Actividad física, aptitud cardiorrespiratoria y salud cardiovascular

Limitation of sedentary behavior

A new aspect of the guidelines is the recommendation to limit sedentary behavior, as more sedentary time is associated with lower CRF, poorer cardiometabolic health, increased risk of developing CVD, type 2 diabetes mellitus (DM), cancer, and increased risk of mortality (all-cause, CV, and cancer). Sedentary time should be reduced in all age groups, as replacing it with physical activity is associated with better health outcomes.


There is a dose-response relationship between sedentary time and health indicators such as all-cause mortality, CVD mortality, and CVD incidents. Individuals reporting objectively measured sedentary time greater than 9.5 h/day have a significantly higher risk of mortality compared to those with 7.5 h/day. Replacing 30-60 min/day of sedentary time with any type of PA is associated with risk reductions in several health markers, with estimates for MVPA being more significant compared to low-intensity activities.

The dose-response relationship of exercise as medicine

People with a physically active lifestyle have a lower risk of developing and progressing many chronic diseases, including CVD, several types of cancer, metabolic diseases, musculoskeletal disorders, neurological diseases, psychiatric conditions, and pulmonary diseases. Therefore, physical activity and structured exercise can be potent health-enhancing drugs. The relationship between PA volumes and cardiovascular disease risk is curvilinear. The greatest risk reductions are obtained by changing from a sedentary to a mildly or moderately active lifestyle.
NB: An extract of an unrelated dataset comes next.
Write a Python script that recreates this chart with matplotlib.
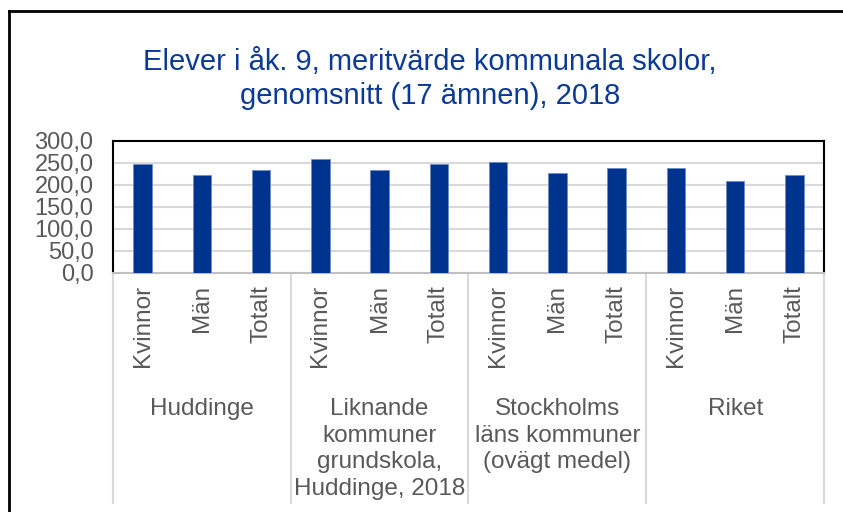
import matplotlib
matplotlib.use("Agg")
import matplotlib.pyplot as plt
from matplotlib.lines import Line2D
from matplotlib.transforms import blended_transform_factory

plt.rcParams['font.family'] = ['Liberation Sans', 'DejaVu Sans']

title = "Elever i åk. 9, meritvärde kommunala skolor,\ngenomsnitt (17 ämnen), 2018"
groups = ["Huddinge", "Liknande\nkommuner\ngrundskola,\nHuddinge, 2018",
          "Stockholms\nläns kommuner\n(ovägt medel)", "Riket"]
subcats = ["Kvinnor", "Män", "Totalt"]
huddinge = [246, 222, 233]
liknande = [258, 233, 246]
stockholm = [252, 226, 238]
riket = [238, 208, 223]
yticks = [0, 50, 100, 150, 200, 250, 300]
ytick_labels = ["0,0", "50,0", "100,0", "150,0", "200,0", "250,0", "300,0"]

values = huddinge + liknande + stockholm + riket
x = list(range(len(values)))

bar_color = '#00338D'
grey_text = '#595959'

fig = plt.figure(figsize=(8.43, 5.12), dpi=100)
ax = fig.add_axes([0.134, 0.4674, 0.8435, 0.2578])

ax.bar(x, values, width=0.315, color=bar_color, edgecolor='#6F8CC8', linewidth=0.6, zorder=3)
ax.set_xlim(-0.5, len(values) - 0.5)
ax.set_ylim(0, 300)
ax.set_yticks(yticks)
ax.set_yticklabels(ytick_labels, fontsize=17, color=grey_text)
ax.tick_params(axis='y', length=0, pad=14)
ax.set_xticks([])
ax.grid(axis='y', color='#D9D9D9', linewidth=1.5, zorder=0)

for side in ['top', 'left', 'right']:
    ax.spines[side].set_color('black')
    ax.spines[side].set_linewidth(1.5)
ax.spines['bottom'].set_color('#BFBFBF')
ax.spines['bottom'].set_linewidth(1.5)

# category labels below the axis
trans = blended_transform_factory(ax.transData, fig.transFigure)
for i, xi in enumerate(x):
    ax.text(xi, 0.443, subcats[i % 3], transform=trans, rotation=90,
            ha='center', va='top', fontsize=17.5, color=grey_text, clip_on=False)
for g, name in enumerate(groups):
    ax.text(3 * g + 1, 0.223, name, transform=trans, ha='center', va='top',
            fontsize=17.5, color=grey_text, linespacing=1.28, multialignment='center')
for b in [-0.5, 2.5, 5.5, 8.5, 11.5]:
    ax.add_line(Line2D([b, b], [0.4674, 0.0176], transform=trans, color='#D9D9D9',
                       linewidth=1.5, clip_on=False))

fig.text(0.5103, 0.906, title, ha='center', va='top', fontsize=21,
         color='#0B3A96', linespacing=1.28)

# outer chart border
fig.add_artist(Line2D([9 / 843, 1.0], [1 - 11 / 512, 1 - 11 / 512], transform=fig.transFigure,
                      color='black', linewidth=2))
fig.add_artist(Line2D([9 / 843, 9 / 843], [0.0, 1 - 11 / 512], transform=fig.transFigure,
                      color='black', linewidth=2))

fig.savefig("out.png", dpi=100)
In this context, the digitization of physical therapy offers a powerful tool to maximize the benefits of physical activity and rehabilitation. Innovative digital platforms allow users to track their progress, adjust their exercise routines and optimize their health in an effective and personalized way.

Transforming rehabilitation: digitization and remote access

Digitalization is transforming the way we approach physical rehabilitation. This innovative approach not only offers personalization in treatment and continuous monitoring of patient progress, but also improves patient accessibility and participation in their recovery. The adoption of digital technologies by hospitals, clinics and rehabilitation centers is marking a shift towards a patient-centered approach.

Advantages of digital physiotherapy

The integration of digital technologies in physical therapy presents a number of significant benefits:


  • Hybrid treatments: The combination of face-to-face and digital sessions allows patients to receive care at home, decongesting rehabilitation services and improving the quality of service.


  • Remote access: Digital platforms offer the ability to access physical therapy services completely online, from initial assessment to full rehabilitation, ensuring personalized and efficient care.


  • Monitoring and digital triage: Remote monitoring of treatments and the implementation of digital triages allow adjusting actions based on the patient’s needs, improving the experience and optimizing available resources.


  • Personalized exercise routines: Personalized exercise routines that can be performed from home help promote a healthy and active lifestyle, reducing sedentary lifestyles and improving overall fitness.

Long-term implications

Digitalization in physical therapy not only improves the efficiency and accessibility of treatment, but also opens new doors for more effective rehabilitation tailored to the individual needs of each patient. This innovative approach is taking rehabilitation to a new level, all from the comfort and safety of the patient’s home, leading the way to a future of more integrated, patient-centered care.